**ENTRIES PROVIDED:**
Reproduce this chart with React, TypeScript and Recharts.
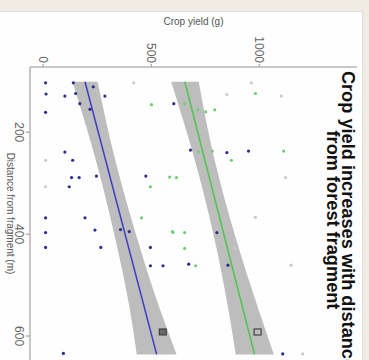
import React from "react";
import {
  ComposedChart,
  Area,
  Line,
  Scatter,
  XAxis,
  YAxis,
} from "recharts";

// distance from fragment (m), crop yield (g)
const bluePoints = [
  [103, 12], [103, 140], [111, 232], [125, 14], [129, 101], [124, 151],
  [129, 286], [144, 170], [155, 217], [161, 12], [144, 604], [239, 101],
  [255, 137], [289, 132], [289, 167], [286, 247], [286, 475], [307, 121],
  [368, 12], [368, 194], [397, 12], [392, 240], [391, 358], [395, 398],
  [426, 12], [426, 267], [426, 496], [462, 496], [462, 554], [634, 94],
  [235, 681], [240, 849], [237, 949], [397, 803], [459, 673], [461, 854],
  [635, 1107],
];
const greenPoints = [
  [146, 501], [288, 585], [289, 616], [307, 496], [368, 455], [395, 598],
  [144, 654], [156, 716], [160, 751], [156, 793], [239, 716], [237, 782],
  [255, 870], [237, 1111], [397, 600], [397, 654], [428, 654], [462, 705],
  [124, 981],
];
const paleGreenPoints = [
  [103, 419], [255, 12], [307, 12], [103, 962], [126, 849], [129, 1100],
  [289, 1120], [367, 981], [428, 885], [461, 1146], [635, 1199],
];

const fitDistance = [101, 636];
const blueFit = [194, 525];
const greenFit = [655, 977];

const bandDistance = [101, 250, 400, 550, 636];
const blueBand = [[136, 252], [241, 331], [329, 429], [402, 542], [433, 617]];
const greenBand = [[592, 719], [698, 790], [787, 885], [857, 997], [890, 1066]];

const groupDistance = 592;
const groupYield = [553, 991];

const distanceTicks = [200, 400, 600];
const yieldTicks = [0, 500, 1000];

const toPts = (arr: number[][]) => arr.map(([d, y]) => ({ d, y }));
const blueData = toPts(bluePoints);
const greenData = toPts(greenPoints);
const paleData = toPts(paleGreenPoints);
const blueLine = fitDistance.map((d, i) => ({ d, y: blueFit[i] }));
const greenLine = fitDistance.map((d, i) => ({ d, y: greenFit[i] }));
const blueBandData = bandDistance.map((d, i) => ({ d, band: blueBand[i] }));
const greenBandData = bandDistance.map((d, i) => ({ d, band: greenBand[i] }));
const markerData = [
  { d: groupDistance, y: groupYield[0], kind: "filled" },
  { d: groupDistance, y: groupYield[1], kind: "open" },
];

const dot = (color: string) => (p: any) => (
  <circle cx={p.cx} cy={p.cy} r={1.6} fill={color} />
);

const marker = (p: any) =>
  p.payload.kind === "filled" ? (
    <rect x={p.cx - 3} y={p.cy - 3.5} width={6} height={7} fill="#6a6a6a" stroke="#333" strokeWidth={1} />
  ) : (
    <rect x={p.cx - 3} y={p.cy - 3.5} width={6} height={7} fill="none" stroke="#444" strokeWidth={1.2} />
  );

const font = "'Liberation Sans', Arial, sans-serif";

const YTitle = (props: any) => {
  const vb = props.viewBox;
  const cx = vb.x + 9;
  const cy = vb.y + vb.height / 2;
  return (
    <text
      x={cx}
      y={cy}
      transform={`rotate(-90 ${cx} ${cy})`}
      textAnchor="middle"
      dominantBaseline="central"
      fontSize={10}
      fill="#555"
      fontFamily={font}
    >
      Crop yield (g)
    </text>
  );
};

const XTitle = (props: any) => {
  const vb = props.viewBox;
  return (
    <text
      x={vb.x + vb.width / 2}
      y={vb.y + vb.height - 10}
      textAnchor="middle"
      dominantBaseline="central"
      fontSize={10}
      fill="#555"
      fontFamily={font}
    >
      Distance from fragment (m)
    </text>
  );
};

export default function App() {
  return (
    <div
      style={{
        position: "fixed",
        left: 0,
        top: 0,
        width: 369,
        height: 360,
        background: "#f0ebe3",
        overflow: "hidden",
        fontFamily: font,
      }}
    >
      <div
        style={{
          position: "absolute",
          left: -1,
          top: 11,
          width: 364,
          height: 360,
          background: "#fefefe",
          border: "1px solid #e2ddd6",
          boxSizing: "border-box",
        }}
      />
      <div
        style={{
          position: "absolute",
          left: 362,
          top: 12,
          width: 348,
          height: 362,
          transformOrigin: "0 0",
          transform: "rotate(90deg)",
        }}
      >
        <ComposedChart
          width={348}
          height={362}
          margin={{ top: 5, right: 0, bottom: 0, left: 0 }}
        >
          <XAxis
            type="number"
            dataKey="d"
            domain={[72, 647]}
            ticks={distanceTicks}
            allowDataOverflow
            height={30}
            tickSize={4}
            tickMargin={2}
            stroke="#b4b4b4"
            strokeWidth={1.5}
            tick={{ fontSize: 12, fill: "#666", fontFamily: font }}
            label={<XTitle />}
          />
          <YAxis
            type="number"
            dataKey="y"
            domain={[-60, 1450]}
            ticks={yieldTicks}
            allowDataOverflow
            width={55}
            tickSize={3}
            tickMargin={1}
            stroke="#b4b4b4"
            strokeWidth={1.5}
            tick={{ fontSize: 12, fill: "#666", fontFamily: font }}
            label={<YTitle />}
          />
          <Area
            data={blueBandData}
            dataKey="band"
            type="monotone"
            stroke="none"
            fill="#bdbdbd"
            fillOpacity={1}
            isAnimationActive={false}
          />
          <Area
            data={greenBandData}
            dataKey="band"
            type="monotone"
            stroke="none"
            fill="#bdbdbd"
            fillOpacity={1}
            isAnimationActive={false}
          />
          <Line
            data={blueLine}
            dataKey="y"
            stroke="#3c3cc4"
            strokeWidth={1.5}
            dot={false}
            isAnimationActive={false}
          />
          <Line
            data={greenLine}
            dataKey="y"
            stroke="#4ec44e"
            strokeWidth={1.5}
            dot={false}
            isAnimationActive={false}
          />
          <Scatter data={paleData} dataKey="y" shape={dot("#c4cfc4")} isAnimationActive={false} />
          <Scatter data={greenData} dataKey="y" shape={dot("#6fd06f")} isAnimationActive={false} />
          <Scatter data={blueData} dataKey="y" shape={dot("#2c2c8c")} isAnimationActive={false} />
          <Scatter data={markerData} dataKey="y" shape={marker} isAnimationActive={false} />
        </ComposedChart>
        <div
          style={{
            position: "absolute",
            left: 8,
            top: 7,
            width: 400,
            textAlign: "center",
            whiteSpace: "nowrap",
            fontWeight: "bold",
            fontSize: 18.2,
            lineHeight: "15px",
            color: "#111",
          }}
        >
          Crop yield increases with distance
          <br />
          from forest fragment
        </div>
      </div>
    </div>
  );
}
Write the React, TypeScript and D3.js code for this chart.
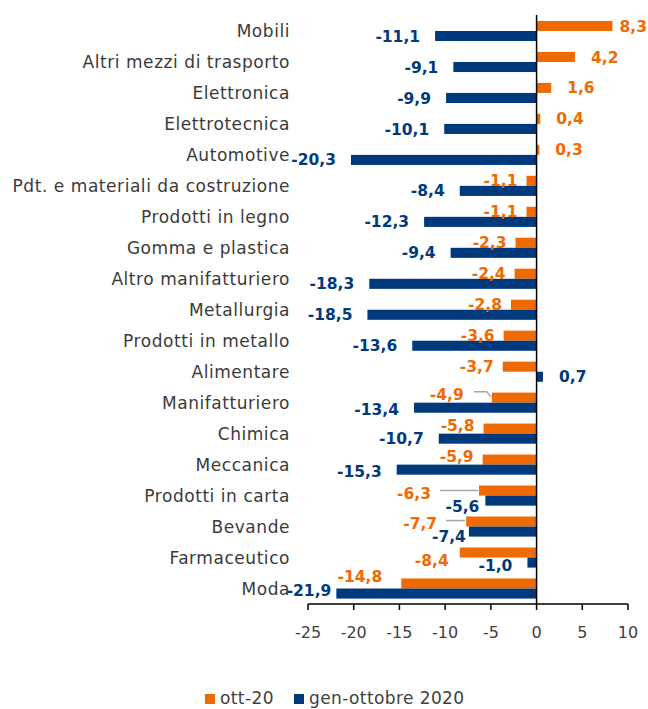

**DIRECTIONS:** Please take the lines from the beginning of the data above through the line holding "const yieldTicks = [0, 500, 1000];" and transcribe them exactly, without any pictures.

**RESULT OF THIS TASK:**
Reproduce this chart with React, TypeScript and Recharts.
import React from "react";
import {
  ComposedChart,
  Area,
  Line,
  Scatter,
  XAxis,
  YAxis,
} from "recharts";

// distance from fragment (m), crop yield (g)
const bluePoints = [
  [103, 12], [103, 140], [111, 232], [125, 14], [129, 101], [124, 151],
  [129, 286], [144, 170], [155, 217], [161, 12], [144, 604], [239, 101],
  [255, 137], [289, 132], [289, 167], [286, 247], [286, 475], [307, 121],
  [368, 12], [368, 194], [397, 12], [392, 240], [391, 358], [395, 398],
  [426, 12], [426, 267], [426, 496], [462, 496], [462, 554], [634, 94],
  [235, 681], [240, 849], [237, 949], [397, 803], [459, 673], [461, 854],
  [635, 1107],
];
const greenPoints = [
  [146, 501], [288, 585], [289, 616], [307, 496], [368, 455], [395, 598],
  [144, 654], [156, 716], [160, 751], [156, 793], [239, 716], [237, 782],
  [255, 870], [237, 1111], [397, 600], [397, 654], [428, 654], [462, 705],
  [124, 981],
];
const paleGreenPoints = [
  [103, 419], [255, 12], [307, 12], [103, 962], [126, 849], [129, 1100],
  [289, 1120], [367, 981], [428, 885], [461, 1146], [635, 1199],
];

const fitDistance = [101, 636];
const blueFit = [194, 525];
const greenFit = [655, 977];

const bandDistance = [101, 250, 400, 550, 636];
const blueBand = [[136, 252], [241, 331], [329, 429], [402, 542], [433, 617]];
const greenBand = [[592, 719], [698, 790], [787, 885], [857, 997], [890, 1066]];

const groupDistance = 592;
const groupYield = [553, 991];

const distanceTicks = [200, 400, 600];
const yieldTicks = [0, 500, 1000];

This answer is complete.